What the exercise asks: Leave the pictures out and retype the lines from the beginning through the line with "import seaborn as sns", both ends included.

Supplied material:
+ + +

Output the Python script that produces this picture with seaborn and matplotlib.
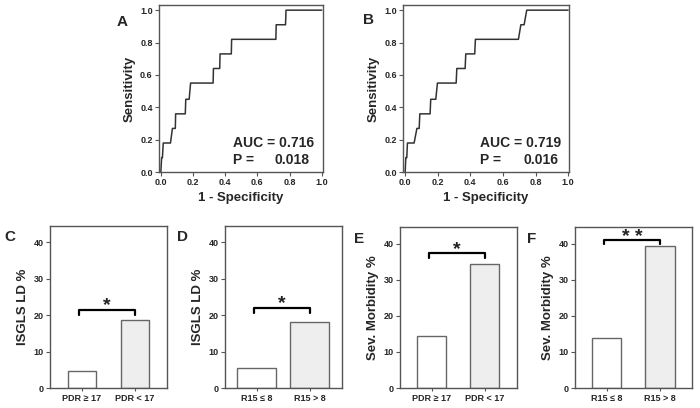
import matplotlib
matplotlib.use("Agg")
import matplotlib.pyplot as plt
import seaborn as sns

# --- DADOS ---
# curva ROC A
fpr_a = [0.00, 0.005, 0.010, 0.015, 0.060, 0.072, 0.090, 0.092, 0.152, 0.155, 0.176, 0.185,
         0.325, 0.327, 0.366, 0.368, 0.438, 0.440, 0.715, 0.717, 0.775, 0.778, 1.00]
tpr_a = [0.00, 0.09, 0.09, 0.18, 0.18, 0.27, 0.27, 0.36, 0.36, 0.45, 0.45, 0.55,
         0.55, 0.64, 0.64, 0.73, 0.73, 0.82, 0.82, 0.91, 0.91, 1.00, 1.00]
# curva ROC B
fpr_b = [0.00, 0.004, 0.010, 0.014, 0.055, 0.072, 0.086, 0.090, 0.153, 0.157, 0.188, 0.198,
         0.313, 0.317, 0.368, 0.372, 0.427, 0.431, 0.695, 0.710, 0.730, 0.746, 1.00]
tpr_b = [0.00, 0.09, 0.09, 0.18, 0.18, 0.27, 0.27, 0.36, 0.36, 0.45, 0.45, 0.55,
         0.55, 0.64, 0.64, 0.73, 0.73, 0.82, 0.82, 0.91, 0.91, 1.00, 1.00]
auc_labels = ["0.716", "0.719"]
p_labels = ["0.018", "0.016"]

# barras C-F
groups_pdr = ["PDR \u2265 17", "PDR < 17"]
groups_r15 = ["R15 \u2264 8", "R15 > 8"]
isgls_pdr = [4.8, 18.8]
isgls_r15 = [5.6, 18.0]
morb_pdr = [14.4, 34.4]
morb_r15 = [13.8, 39.3]
stars = ["*", "*", "*", "* *"]

# --- ESTILO ---
sns.set_style("white")
plt.rcParams["font.family"] = ["Liberation Sans", "DejaVu Sans"]
plt.rcParams["font.weight"] = "bold"

fig = plt.figure(figsize=(7, 4.08), dpi=100)

spine_col = "#555555"


def style_axes(ax):
    for s in ax.spines.values():
        s.set_color(spine_col)
        s.set_linewidth(1.0)
    ax.tick_params(axis="both", which="both", direction="out", length=3, width=0.8,
                   color=spine_col, labelsize=6.5, pad=1.5, bottom=True, left=True)
    for lab in ax.get_xticklabels() + ax.get_yticklabels():
        lab.set_fontweight("bold")


# --- ROC ---
roc = [
    ([0.227, 0.578, 0.234, 0.409], fpr_a, tpr_a, "A", (-0.26, 0.90), 0.45, 0.925),
    ([0.576, 0.578, 0.237, 0.409], fpr_b, tpr_b, "B", (-0.24, 0.91), 0.46, 0.94),
]
for i, (pos, fx, ty, letter, lpos, tl, tr) in enumerate(roc):
    ax = fig.add_axes(pos)
    sns.lineplot(x=fx, y=ty, sort=False, estimator=None, color="#333333", linewidth=1.1, ax=ax)
    ax.set_xlim(-0.012, 1.006)
    ax.set_ylim(0, 1.03)
    ax.set_xticks([0, 0.2, 0.4, 0.6, 0.8, 1.0])
    ax.set_yticks([0, 0.2, 0.4, 0.6, 0.8, 1.0])
    ax.set_xticklabels([f"{v:.1f}" for v in ax.get_xticks()])
    ax.set_yticklabels([f"{v:.1f}" for v in ax.get_yticks()])
    ax.set_xlabel("1 - Specificity", fontsize=9.5, fontweight="bold", labelpad=3)
    ax.set_ylabel("Sensitivity", fontsize=9.5, fontweight="bold", labelpad=3)
    style_axes(ax)
    ax.text(tl, 0.18, "AUC = " + auc_labels[i], fontsize=10, fontweight="bold", va="center", ha="left")
    ax.text(tl, 0.075, "P =", fontsize=10, fontweight="bold", va="center", ha="left")
    ax.text(tr, 0.075, p_labels[i], fontsize=10, fontweight="bold", va="center", ha="right")
    ax.text(lpos[0], lpos[1], letter, transform=ax.transAxes, fontsize=11, fontweight="bold",
            ha="left", va="center")

# --- BARRAS ---
bars = [
    ([0.0714, 0.049, 0.167, 0.397], groups_pdr, isgls_pdr, "ISGLS LD %", "C", 0.54, 21.3, 22.6),
    ([0.321, 0.049, 0.167, 0.397], groups_r15, isgls_r15, "ISGLS LD %", "D", 0.73, 21.9, 23.2),
    ([0.571, 0.049, 0.167, 0.394], groups_pdr, morb_pdr, "Sev. Morbidity %", "E", 0.55, 37.3, 38.2),
    ([0.821, 0.049, 0.167, 0.394], groups_r15, morb_r15, "Sev. Morbidity %", "F", 0.56, 41.0, 41.6),
]
for i, (pos, cats, vals, ylab, letter, w, by, sy) in enumerate(bars):
    ax = fig.add_axes(pos)
    sns.barplot(x=cats, y=vals, hue=cats, palette=["white", "#eeeeee"], width=w,
                edgecolor="#666666", linewidth=1.0, legend=False, ax=ax)
    ax.set_xlim(-0.6, 1.6)
    ax.set_ylim(0, 44.5)
    ax.set_yticks([0, 10, 20, 30, 40])
    ax.set_ylabel(ylab, fontsize=9.5, fontweight="bold", labelpad=3)
    style_axes(ax)
    ax.tick_params(axis="x", labelsize=6.5, length=2.5)
    # colchete de significância
    ax.plot([-0.05, -0.05, 1.0, 1.0], [by - 1.2, by, by, by - 1.2], color="black", linewidth=1.6)
    ax.text(0.475, sy, stars[i], fontsize=14, ha="center", va="center", color="#222222")
    lx = -0.39 if i in (0, 2) else -0.41
    ax.text(lx, 0.93, letter, transform=ax.transAxes, fontsize=11, fontweight="bold",
            ha="left", va="center")

fig.savefig("out.png", dpi=100)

+ + +

Answer:
Output the Python script that produces this picture with seaborn and matplotlib.
import matplotlib
matplotlib.use("Agg")
import matplotlib.pyplot as plt
import seaborn as sns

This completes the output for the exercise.